Olgunlaşmak Üzerine
- August 6, 2022
Hayat garip. Büyük olaylar nadir oluyor ama küçük olayları büyütüp kocaman hale yine biz getiriyoruz. Yapılan hareketlere, konuşulanlara, o anda olaya dahil olmayan biri olarak dışarıdan izlediğinde her şey çok çocukça geliyor. Hatta çocukça demek birçok çocuğa bile hakaret sayılabilir. Onlar en azından duygularını ve kendilerini daha direk ifade ediyorlar. Ama o an, o olayı veya tartışmayı bizzat kendin yaşarken her şey çok sıcak, çok can yakıcı. Çoğunlukla karşı tarafın o anlamda söylemediği şeyler serseri kurşun gibi gidip zaten yaralı olan bir yerimize çarpıveriyor. Sanki mermi aslında bizi sıyırıp geçecekken yaralı olan yerimizi merminin ortasına gelmesi için özel bir çaba sarf ediyoruz. İçimizden şöyle diyor gibi görünüyoruz, zaten herkes vurdu bu yarama al bir de sen vur. Bir de sevilen birinden gelmesi yok mu? Merminin boyutu 10 kat büyüyor sanki. Söylenen şeyler bazen yanlışlıkla karşı tarafı kırsa da bazen tam nokta atışı oluyor. Atan kişi bilinçli olarak tam on ikiden vurmaya çalışmasa da bilinç altı öfke ve kırgınlıkla karşı tarafın iyi bildiği bir kusuruna saldırıyor.

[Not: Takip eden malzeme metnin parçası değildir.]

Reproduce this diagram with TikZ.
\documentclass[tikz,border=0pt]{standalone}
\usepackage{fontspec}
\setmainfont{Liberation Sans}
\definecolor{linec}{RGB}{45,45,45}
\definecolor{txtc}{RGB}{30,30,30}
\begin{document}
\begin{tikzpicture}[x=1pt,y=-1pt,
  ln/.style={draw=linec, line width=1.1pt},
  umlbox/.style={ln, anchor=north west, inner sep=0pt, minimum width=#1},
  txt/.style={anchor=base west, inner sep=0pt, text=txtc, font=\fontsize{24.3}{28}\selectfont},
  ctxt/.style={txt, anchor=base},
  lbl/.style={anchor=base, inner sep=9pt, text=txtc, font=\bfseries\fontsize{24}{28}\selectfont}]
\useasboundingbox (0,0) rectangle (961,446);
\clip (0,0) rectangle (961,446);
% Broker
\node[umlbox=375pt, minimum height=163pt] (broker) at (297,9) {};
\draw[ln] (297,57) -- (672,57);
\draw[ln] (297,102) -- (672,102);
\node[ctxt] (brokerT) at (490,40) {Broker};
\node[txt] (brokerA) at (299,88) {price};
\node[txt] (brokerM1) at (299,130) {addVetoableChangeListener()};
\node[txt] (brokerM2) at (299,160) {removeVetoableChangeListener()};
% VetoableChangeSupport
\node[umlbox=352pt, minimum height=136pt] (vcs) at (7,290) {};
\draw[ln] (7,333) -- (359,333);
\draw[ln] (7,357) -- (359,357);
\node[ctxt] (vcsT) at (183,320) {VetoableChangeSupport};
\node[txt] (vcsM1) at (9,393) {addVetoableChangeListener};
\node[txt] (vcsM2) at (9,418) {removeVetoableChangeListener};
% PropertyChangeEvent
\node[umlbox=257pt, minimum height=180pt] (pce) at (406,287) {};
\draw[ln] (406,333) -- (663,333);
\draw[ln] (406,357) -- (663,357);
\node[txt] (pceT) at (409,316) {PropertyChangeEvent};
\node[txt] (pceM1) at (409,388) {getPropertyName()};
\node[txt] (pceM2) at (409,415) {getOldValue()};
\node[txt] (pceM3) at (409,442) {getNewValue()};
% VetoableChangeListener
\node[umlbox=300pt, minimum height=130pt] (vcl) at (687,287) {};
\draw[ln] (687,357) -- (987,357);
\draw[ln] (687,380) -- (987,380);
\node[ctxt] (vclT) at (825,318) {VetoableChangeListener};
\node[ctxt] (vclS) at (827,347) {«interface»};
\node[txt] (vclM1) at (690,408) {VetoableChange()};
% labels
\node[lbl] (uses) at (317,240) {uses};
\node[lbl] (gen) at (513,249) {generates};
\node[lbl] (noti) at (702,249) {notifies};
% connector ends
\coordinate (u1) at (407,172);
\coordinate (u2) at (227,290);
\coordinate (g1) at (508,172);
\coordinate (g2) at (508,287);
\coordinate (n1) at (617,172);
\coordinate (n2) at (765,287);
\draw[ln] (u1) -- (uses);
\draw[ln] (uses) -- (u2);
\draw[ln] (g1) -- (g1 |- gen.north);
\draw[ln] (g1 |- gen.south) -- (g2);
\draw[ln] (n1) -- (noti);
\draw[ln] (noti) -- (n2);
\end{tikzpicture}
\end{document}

Şimdi bir iddia da bulunayım. Tartışma esnasında yüzümüz gözümüz kızarmışken, sıcaklar basmaya başlamış ve sesler yükselmişken ilk aklımıza gelip cart diye söylediğimiz her şey durumu daha da kötü yapıyor. Tartışmayı bağlamından koparıp yeni tartışmalar doğuruyor veya en hafifiyle mevcut tartışmaya 5-6 odun daha atıveriyor. Dünyanın en basit ve en faydalı alıştırması şu olabilir. Bir tartışma esnasında sinirlendiğini hissettiğin anda ağzına bant yapıştırmışlar gibi tut, her söyleyeceğini 5 saniye sonunda değil de 1 dakika sonunda söyle. Yüzümüzdeki kızarma biraz bile azalmaya başlamış olsa bizim için yeterli. Artık savaşma tepkisinden kurtulup frontal lobumuza biraz daha yük bindiren, karşı tarafa birkaç tanecik de olsa hak verecek noktalar bulabildiğimiz bir konuşma stiline geçeriz. Karşıdaki hala maganda gibi silahını sağa sola sıkıyor olabilir. Bu noktada da sabır devreye girmeli. Çocukla çocuk olma lafı bence çocuklarla konuşurken değil, çocuk moduna girmiş en derin yaralarını korumak için ağzından tükürükler saçan yetişkinlerle konuşurken dikkat edilmesi için söylenmiş.
Bu prensibi iki tarafında uygulayabildiği bir tartışmadan iyisi şam da kayısı olur artık. Çiğ insanlar ve çiğ bir tartışma yerine, olgun konuşmalar ve olgun tavırlar görürüz.